The most architectural of Erbil’s green spaces, Minare Park offers an eclectic fare of circular terraces, Etruscan columns and cascading fountains. A destination quite popular with the city’s youth and young families, it is lit up like an urban wonderland on summer evenings. Tucked away in a quiet corner of the park is the 13th century Muzzafariya Minaret from which the park takes its name. Built during the reign of Muzzaffar al-Din Kokbari, the minaret is all that remains of the city’s medieval growth beyond the confines of the raised citadel.
Gali Ali Bag
Often regarded as the highest waterfall in the Middle East, Gali Ali Bag is a mountain resort located on the intersection of two mountain ranges – the Korek chain in the north and the Bradost chain in the west – and the Rawandoz Sidakan and the Khalifan rivers. The scenery around the waterfalls has long assured the site’s popularity as a picnic spot. During the long summer months, tourists from all over Iraq and nearby countries can be found in these popular waterfalls.
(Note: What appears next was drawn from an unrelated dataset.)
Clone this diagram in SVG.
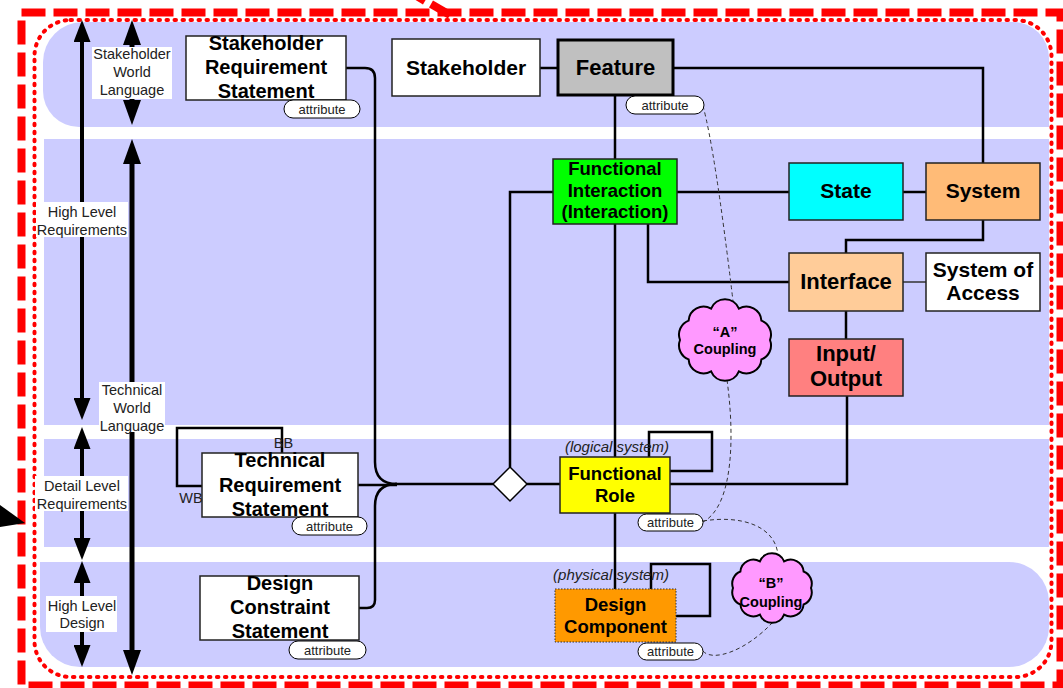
<svg xmlns="http://www.w3.org/2000/svg" width="1063" height="688" viewBox="0 0 1063 688">
<defs>
<style>
.band{fill:#CCCCFF}
.node{stroke:#222;stroke-width:1.5}
.t{font-family:"Liberation Sans",Arial,sans-serif;font-weight:bold;fill:#000;text-anchor:middle}
.lbl{font-family:"Liberation Sans",Arial,sans-serif;font-size:14.5px;fill:#222;text-anchor:middle}
.it{font-family:"Liberation Sans",Arial,sans-serif;font-size:15px;font-style:italic;fill:#222;text-anchor:middle}
.lblbox{fill:#fff}
.attr rect{fill:#fff;stroke:#000;stroke-width:1}
.attr text{font-family:"Liberation Sans",Arial,sans-serif;font-size:13px;fill:#222;text-anchor:middle}
.conn{fill:none;stroke:#000;stroke-width:2.5}
.dash{fill:none;stroke:#333;stroke-width:1;stroke-dasharray:4 3}
.cloud{fill:#FF99FF;stroke:#000;stroke-width:2}
.ax1{stroke:#000;stroke-width:4}
.ax2{stroke:#000;stroke-width:5}
</style>
<marker id="ah1" markerUnits="userSpaceOnUse" markerWidth="22" markerHeight="17" viewBox="0 0 22 17" refX="0" refY="8.5" orient="auto-start-reverse"><path d="M0,0 L22,8.5 L0,17 z" fill="#000"/></marker>
<marker id="ah2" markerUnits="userSpaceOnUse" markerWidth="25" markerHeight="18" viewBox="0 0 25 18" refX="0" refY="9" orient="auto-start-reverse"><path d="M0,0 L25,9 L0,18 z" fill="#000"/></marker>
</defs>

<rect width="1063" height="688" fill="#fff"/>

<g id="bands">
<path class="band" d="M83,22 H1013 A36,36 0 0 1 1049,58 V127 H79 A36,36 0 0 1 43,91 V62 A40,40 0 0 1 83,22 Z"/>
<rect class="band" x="44" y="139" width="1005" height="286"/>
<rect class="band" x="44" y="439" width="1005" height="108"/>
<path class="band" d="M40,562 H1009 A40,40 0 0 1 1049,602 V627 A40,40 0 0 1 1009,667 H80 A40,40 0 0 1 40,627 Z"/>
</g>

<g id="borders">
<rect x="21.5" y="12.5" width="1039" height="673" fill="none" stroke="#FF0000" stroke-width="8" stroke-dasharray="24 8"/>
<rect x="34.5" y="20" width="1017" height="657" rx="36" fill="none" stroke="#FF0000" stroke-width="4" stroke-dasharray="1.5 6.5" stroke-linecap="round"/>
<line x1="405" y1="-11" x2="425" y2="1" stroke="#FF0000" stroke-width="8"/>
<line x1="431" y1="4" x2="450" y2="15" stroke="#FF0000" stroke-width="8"/>
<polygon points="0,505 25,523 0,527" fill="#000"/>
</g>

<g id="axes">
<line class="ax1" x1="82" y1="42" x2="82" y2="398" marker-start="url(#ah1)" marker-end="url(#ah1)"/>
<line class="ax1" x1="82" y1="449" x2="82" y2="538" marker-start="url(#ah1)" marker-end="url(#ah1)"/>
<line class="ax1" x1="82" y1="583" x2="82" y2="645" marker-start="url(#ah1)" marker-end="url(#ah1)"/>
<line class="ax2" x1="132" y1="45" x2="132" y2="100" marker-start="url(#ah2)" marker-end="url(#ah2)"/>
<line class="ax2" x1="132" y1="164" x2="132" y2="650" marker-start="url(#ah2)" marker-end="url(#ah2)"/>
<rect class="lblbox" x="92" y="47" width="80" height="52"/>
<text class="lbl" x="132" y="59">Stakeholder</text>
<text class="lbl" x="132" y="77">World</text>
<text class="lbl" x="132" y="95">Language</text>
<rect class="lblbox" x="36" y="202" width="92" height="35"/>
<text class="lbl" x="82" y="217">High Level</text>
<text class="lbl" x="82" y="235">Requirements</text>
<rect class="lblbox" x="99" y="382" width="66" height="50"/>
<text class="lbl" x="132" y="395">Technical</text>
<text class="lbl" x="132" y="413">World</text>
<text class="lbl" x="132" y="431">Language</text>
<rect class="lblbox" x="35" y="476" width="93" height="35"/>
<text class="lbl" x="82" y="491">Detail Level</text>
<text class="lbl" x="82" y="509">Requirements</text>
<rect class="lblbox" x="46" y="596" width="71" height="36"/>
<text class="lbl" x="82" y="611">High Level</text>
<text class="lbl" x="82" y="628">Design</text>
</g>

<g id="connectors">
<path class="conn" d="M346,68 H365 Q375,68 375,78 V462 Q375,484 397,484"/>
<path class="conn" d="M359,608 H367 Q375,608 375,600 V506 Q375,484 397,484"/>
<path class="conn" d="M358,485 H397" stroke-width="1.5"/>
<path class="conn" d="M395,484 H493" stroke-width="3"/>
<path class="conn" d="M510,467 V192 H553"/>
<path class="conn" d="M527,484 H560"/>
<path class="conn" d="M670,484 H847 V396"/>
<path class="conn" d="M615,95 V159"/>
<path class="conn" d="M615,224 V457"/>
<path class="conn" d="M615,513 V589"/>
<path class="conn" d="M673,68 H983 V163"/>
<path class="conn" d="M540,68 H558"/>
<path class="conn" d="M677,192 H789"/>
<path class="conn" d="M903,192 H926"/>
<path class="conn" d="M983,220 V240 H846 V253"/>
<path class="conn" d="M648,224 V282 H789"/>
<path d="M903,282 H926" fill="none" stroke="#333" stroke-width="1.5"/>
<path class="conn" d="M846,311 V339"/>
<path class="conn" d="M649,457 V432 H712 V471 H670"/>
<path class="conn" d="M651,589 V564 H710 V616 H676"/>
<path class="conn" d="M282,453 V428 H177 V486 H202"/>
<path class="dash" d="M703,106 Q715,150 733,301"/>
<path class="dash" d="M727,380 C734,430 735,505 703,522"/>
<path class="dash" d="M703,521 C740,515 775,525 778,555"/>
<path class="dash" d="M703,651 C712,662 745,652 773,622"/>
<polygon points="510,467 527,484 510,501 493,484" fill="#fff" stroke="#000" stroke-width="1.5"/>
</g>

<g id="n-srs">
<rect class="node" x="186" y="36" width="160" height="64" fill="#fff"/>
<text class="t" font-size="20" x="266" y="50">Stakeholder</text>
<text class="t" font-size="20" x="266" y="74">Requirement</text>
<text class="t" font-size="20" x="266" y="98">Statement</text>
<g class="attr"><rect x="284" y="100" width="76" height="18" rx="9"/><text x="322" y="113.5">attribute</text></g>
</g>

<g id="n-stakeholder">
<rect class="node" x="392" y="39" width="148" height="57" fill="#fff"/>
<text class="t" font-size="21" x="466" y="75">Stakeholder</text>
</g>

<g id="n-feature">
<rect x="558" y="40" width="115" height="55" fill="#C0C0C0" stroke="#000" stroke-width="3"/>
<text class="t" font-size="22" x="615.5" y="75">Feature</text>
<g class="attr"><rect x="626" y="96" width="78" height="18" rx="9"/><text x="665" y="109.5">attribute</text></g>
</g>

<g id="n-fi">
<rect class="node" x="553" y="159" width="124" height="65" fill="#00FF00"/>
<text class="t" font-size="18.5" x="615" y="175">Functional</text>
<text class="t" font-size="18.5" x="615" y="197">Interaction</text>
<text class="t" font-size="18.5" x="615" y="218">(Interaction)</text>
</g>

<g id="n-state">
<rect class="node" x="789" y="163" width="114" height="57" fill="#00FFFF"/>
<text class="t" font-size="21" x="846" y="198">State</text>
</g>

<g id="n-system">
<rect class="node" x="926" y="163" width="114" height="57" fill="#FFBB77"/>
<text class="t" font-size="21" x="983" y="198">System</text>
</g>

<g id="n-interface">
<rect class="node" x="789" y="253" width="114" height="58" fill="#FFCC99"/>
<text class="t" font-size="22" x="846" y="289">Interface</text>
</g>

<g id="n-soa">
<rect class="node" x="926" y="253" width="114" height="58" fill="#fff"/>
<text class="t" font-size="21" x="983" y="277">System of</text>
<text class="t" font-size="21" x="983" y="300">Access</text>
</g>

<g id="n-io">
<rect class="node" x="789" y="339" width="114" height="57" fill="#FF8080"/>
<text class="t" font-size="22" x="846" y="361">Input/</text>
<text class="t" font-size="22" x="846" y="386">Output</text>
</g>

<g id="n-fr">
<text class="it" x="617" y="452">(logical system)</text>
<rect class="node" x="560" y="457" width="110" height="56" fill="#FFFF00"/>
<text class="t" font-size="18.5" x="615" y="480">Functional</text>
<text class="t" font-size="18.5" x="615" y="502">Role</text>
<g class="attr"><rect x="638" y="514" width="65" height="17" rx="8.5"/><text x="670.5" y="527">attribute</text></g>
</g>

<g id="n-dc">
<text class="it" x="611" y="580">(physical system)</text>
<rect x="555" y="589" width="121" height="53" fill="#FF9900" stroke="#333" stroke-width="1" stroke-dasharray="1.5 1.5"/>
<text class="t" font-size="18.5" x="615.5" y="611">Design</text>
<text class="t" font-size="18.5" x="615.5" y="633">Component</text>
<g class="attr"><rect x="638" y="643" width="65" height="17" rx="8.5"/><text x="670.5" y="656">attribute</text></g>
</g>

<g id="n-trs">
<rect class="node" x="202" y="453" width="156" height="64" fill="#fff"/>
<text class="t" font-size="20" x="280" y="467">Technical</text>
<text class="t" font-size="20" x="280" y="492">Requirement</text>
<text class="t" font-size="20" x="280" y="516">Statement</text>
<text class="lbl" x="283.5" y="448" font-size="14">BB</text>
<text class="lbl" x="191" y="503" font-size="14">WB</text>
<g class="attr"><rect x="292" y="517" width="75" height="18" rx="9"/><text x="329.5" y="530.5">attribute</text></g>
</g>

<g id="n-dcs">
<rect class="node" x="200" y="576" width="159" height="64" fill="#fff"/>
<text class="t" font-size="20" x="280" y="590">Design</text>
<text class="t" font-size="20" x="280" y="614">Constraint</text>
<text class="t" font-size="20" x="280" y="638">Statement</text>
<g class="attr"><rect x="289" y="641" width="77" height="18" rx="9"/><text x="327.5" y="654.5">attribute</text></g>
</g>

<g id="n-cloud-a">
<path class="cloud" d="M770,340 A15,15 0 0 1 761.4,359.4 A15,15 0 0 1 738.9,371.4 A15,15 0 0 1 711.1,371.4 A15,15 0 0 1 688.6,359.4 A15,15 0 0 1 680,340 A15,15 0 0 1 688.6,320.6 A15,15 0 0 1 711.1,308.6 A15,15 0 0 1 738.9,308.6 A15,15 0 0 1 761.4,320.6 A15,15 0 0 1 770,340 Z"/>
<text class="t" font-size="14.5" x="725" y="337">“A”</text>
<text class="t" font-size="14.5" x="725" y="354">Coupling</text>
</g>

<g id="n-cloud-b">
<path class="cloud" d="M811,588 A13,13 0 0 1 803.6,604.5 A13,13 0 0 1 784.1,614.6 A13,13 0 0 1 759.9,614.6 A13,13 0 0 1 740.4,604.5 A13,13 0 0 1 733,588 A13,13 0 0 1 740.4,571.5 A13,13 0 0 1 759.9,561.4 A13,13 0 0 1 784.1,561.4 A13,13 0 0 1 803.6,571.5 A13,13 0 0 1 811,588 Z"/>
<text class="t" font-size="14.5" x="771" y="588">“B”</text>
<text class="t" font-size="14.5" x="771" y="607">Coupling</text>
</g>
</svg>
If you are visiting Erbil for tourism, work, or an event, catch a ride to downtown around the Citadel and browse the different shops right on the street of the Citadel. The items are all handmade by the local people of Erbil. Some common items to pick are purses, bags, rugs, or even a traditional hat. Don’t be surprised if some of those items are a bit expensive as some of them are made 50 or 100 years ago, so they are worth it.